The collective bargaining agreement provides for severance payment of a third of a month’s salary per year of service.
The double of the annual gross salary received by the employee during the calendar year before the termination of his contract of employment corresponds to 240 000 €.
His severance payment under the collective bargaining agreement amounts to 40 000 €.
Compensation under a compromise agreement is agreed amounting to 60 000 € on top of the severance payment under the collective bargaining agreement.
50 % of the payment granted = 50 000 € (i.e. {40 000 € + 60 000 €}/2).
The higher of these amounts being 240 000€, the amount of the severance payment would be exempted from income tax.
Nevertheless, the ceiling of twice the PASS (that is to say 81 048 €) has to be taken into account.
Thus, the amount of 18 952 € (that means 100 000 – 81 048 €) would be subject to social security contributions.
Indeed, the compensation received would be exempt from social security contributions in the amount of 81 048 € but subject thereto in the amount of 18 952 €.
Moreover, the amount exceeding the severance payment under the collective bargaining agreement, which amounts to 40 000 €, remains subject to CSG/CRDS of 9.7%.
The damages for dismissal without to justifiable grounds
The damages for unfair dismissal awarded by a court are excluded from the basis of social security contributions within the limit of twice the annual social security ceiling, that is to say 81 048 € in 2019, it being specified that such compensation has to be added to the total amount of the severance payments already received.

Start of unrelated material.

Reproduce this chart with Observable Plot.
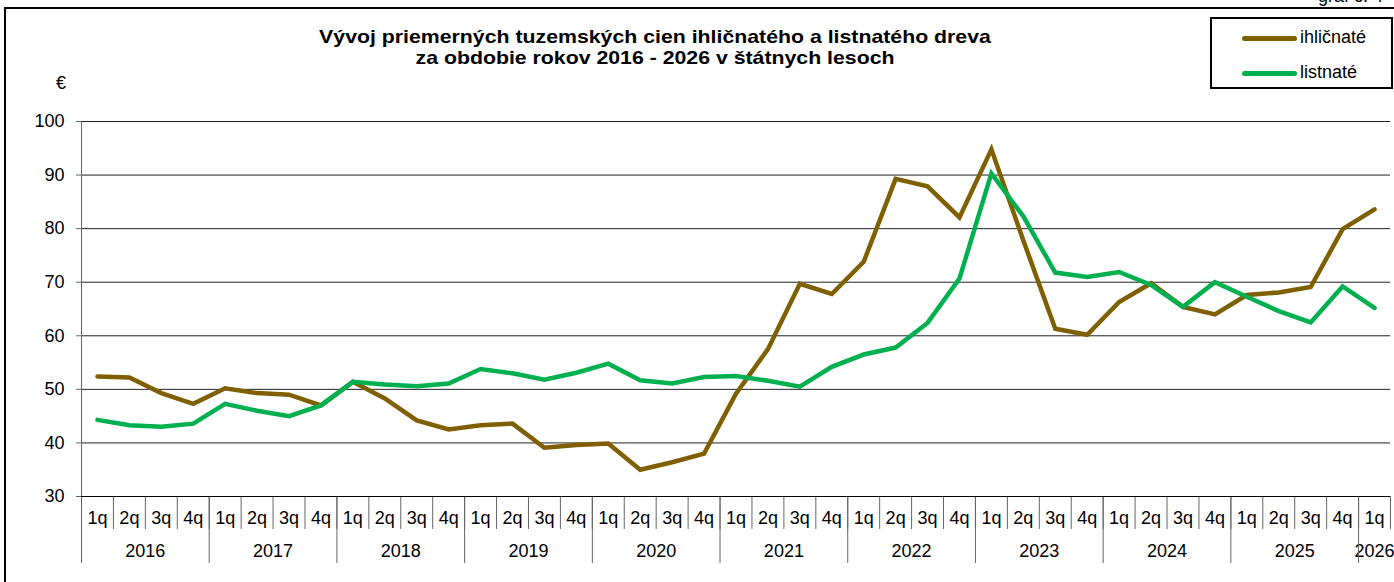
<!DOCTYPE html>
<html>
<head>
<meta charset="utf-8">
<script src="https://cdn.jsdelivr.net/npm/d3@7"></script>
<script src="https://cdn.jsdelivr.net/npm/@observablehq/plot@0.6"></script>
<style>
  html, body { margin: 0; padding: 0; background: #fff; overflow: hidden; }
  body { width: 1394px; height: 582px; position: relative; font-family: "Liberation Sans", Arial, sans-serif; }
  #chart { position: absolute; left: 0; top: 0; }
  .abs { position: absolute; white-space: nowrap; }
  #frame { left: 4px; top: 7px; width: 1420px; height: 620px; border: 2px solid #000; }
  #title { left: 0; width: 1310px; top: 26px; text-align: center; font-weight: bold; font-size: 19px; line-height: 21px; color: #000; transform: scaleX(1.12); transform-origin: 655px 0; }
  #euro { left: 56px; top: 73px; font-size: 18px; }
  #graf { left: 1318px; top: -14px; font-size: 18px; }
  #legend { left: 1210px; top: 17px; width: 179px; height: 68px; border: 2px solid #000; background: #fff; }
  .lg-line { position: absolute; width: 55px; height: 5px; border-radius: 3px; }
  .lg-text { position: absolute; font-size: 18px; line-height: 20px; }
</style>
</head>
<body>
<div id="chart"></div>
<div id="frame" class="abs"></div>
<div id="graf" class="abs">graf č. 4</div>
<div id="title" class="abs">Vývoj priemerných tuzemských cien ihličnatého a listnatého dreva<br>za obdobie rokov 2016 - 2026 v štátnych lesoch</div>
<div id="euro" class="abs">€</div>
<div id="legend" class="abs"></div>
<script>
// ---- data ----
const years = ["2016","2017","2018","2019","2020","2021","2022","2023","2024","2025","2026"];
const quarters = ["1q","2q","3q","4q"];
const seriesNames = ["ihličnaté", "listnaté"];
const seriesColors = ["#7F6000", "#00B050"];
const yTicks = [30, 40, 50, 60, 70, 80, 90, 100];

const ihlicnate = [52.4,52.2,49.3,47.3, 50.2,49.3,49.0,47.0, 51.4,48.3,44.2,42.5, 43.3,43.6,39.1,39.6,
                   39.9,35.0,36.4,38.0, 49.2,57.5,69.7,67.8, 73.8,89.3,87.9,82.1, 94.8,77.8,61.3,60.2,
                   66.3,69.8,65.4,64.0, 67.6,68.1,69.1,79.9, 83.6];
const listnate  = [44.3,43.3,43.0,43.6, 47.3,46.0,45.0,47.0, 51.4,50.9,50.6,51.1, 53.8,53.0,51.8,53.1,
                   54.8,51.7,51.1,52.3, 52.5,51.6,50.5,54.2, 56.5,57.8,62.4,70.7, 90.3,82.3,71.8,71.0,
                   71.9,69.5,65.4,70.0, 67.3,64.6,62.5,69.2, 65.2];

// ---- derived tables ----
const periods = [];
years.forEach(y => quarters.forEach(q => periods.push({year: y, q})));
periods.length = ihlicnate.length; // 2016 1q .. 2026 1q
const idx = periods.map((_, i) => i);

const rows = [];
[ihlicnate, listnate].forEach((vals, s) => vals.forEach((v, i) => rows.push({i, value: v, series: seriesNames[s]})));

const yearGroups = years.map(y => {
  const ii = idx.filter(i => periods[i].year === y);
  return {year: y, start: ii[0], end: ii[ii.length - 1]};
});
const yearCenters = yearGroups.map(g => (g.start + g.end) / 2);
const yearBounds = yearGroups.map(g => g.start - 0.5);
const quarterBounds = idx.map(i => i - 0.5).concat([idx.length - 0.5]);

const font = "'Liberation Sans', Arial, sans-serif";
const gray = "#666";

const chart = Plot.plot({
  width: 1394,
  height: 582,
  marginLeft: 81,
  marginRight: 4,
  marginTop: 121,
  marginBottom: 86,
  style: {background: "transparent", fontFamily: font, fontSize: "18px", color: "#000", overflow: "visible"},
  x: {type: "linear", domain: [-0.5, idx.length - 0.5]},
  y: {domain: [30, 100]},
  color: {domain: seriesNames, range: seriesColors},
  marks: [
    Plot.gridY(yTicks.filter(t => t > 30), {stroke: "#222", strokeOpacity: 1, strokeWidth: 1}),
    Plot.axisY(yTicks, {tickSize: 5, tickPadding: 12, stroke: gray, fontSize: 18, label: null}),
    // quarter labels
    Plot.axisX(idx, {tickSize: 0, tickPadding: 15, tickFormat: i => periods[i].q, fontSize: 18, label: null}),
    // year labels
    Plot.axisX(yearCenters, {tickSize: 0, tickPadding: 48, tickFormat: (d, k) => yearGroups[k].year, fontSize: 18, label: null}),
    // quarter separators
    Plot.axisX(quarterBounds, {tickSize: 33, tickFormat: () => "", stroke: gray, label: null}),
    // year separators
    Plot.axisX(yearBounds, {tickSize: 67, tickFormat: () => "", stroke: gray, label: null}),
    Plot.ruleX([-0.5], {y1: 30, y2: 100, stroke: gray}),
    Plot.ruleY([30], {stroke: "#000"}),
    Plot.line(rows, {x: "i", y: "value", z: "series", stroke: "series", strokeWidth: 4.5,
                     strokeLinecap: "round", strokeLinejoin: "miter", strokeMiterlimit: 6})
  ]
});
document.getElementById("chart").appendChild(chart);

// legend
const legend = document.getElementById("legend");
seriesNames.forEach((name, k) => {
  const cy = [19, 54][k];
  const line = document.createElement("div");
  line.className = "lg-line";
  line.style.left = "30px";
  line.style.top = (cy - 2.5) + "px";
  line.style.background = seriesColors[k];
  legend.appendChild(line);
  const t = document.createElement("div");
  t.className = "lg-text";
  t.style.left = "88px";
  t.style.top = (cy - 11) + "px";
  t.textContent = name;
  legend.appendChild(t);
});
</script>
</body>
</html>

Clarification by case law about the damages which are not expressly included in article 80 duodecies CGI.
With a series of decisions in 2018, the Supreme Court (Cour de Cassation) decided that if the employer is able to prove that the damages paid on termination of the contract which are not expressly mentioned in article 80 duodecies CGI, have a purpose of indemnifying a loss, they are exempted from social security contributions (Cass.2e civ.21-6-2018 n°17-19.432, n°17-19.773, n°17.19.671).
The aforesaid decisions were delivered in regard to compensation under compromise agreements following a redundancy and a dismissal for serious misconduct.
This case law results in avoiding the systematic adjustment by the social security authorities of the compensation under compromise agreements paid to the employees who have been dismissed for serious misconduct. If the employer can prove the compensatory nature of the settlement amount, it can avoid the adjustment.
This applies to a compromise agreement which, according its obvious, specific and unambiguous terms, provides that:
> The employer did not intend to waive the claim that there had been serious misconduct by the employee,
> The serious misconduct was indeed the cause of the dismissal
> No notice had been performed and the compensation under the compromise agreement did not include either pay in lieu of notice or other components subject to social security contributions.
Nonetheless, in one of the three cases, the trial judges whose decision has been approved by the supreme court, have validated the adjustment by the social security authorities of a compromise agreement following a dismissal for serious misconduct.
It results from the above that care should be taken as much in the negotiation as in the drafting of a compromise agreement to avoid on the one hand exceeding the tax and social security thresholds, which risk to be expensive and on the other hand to avoid the risk of an adjustment by the social security authorities.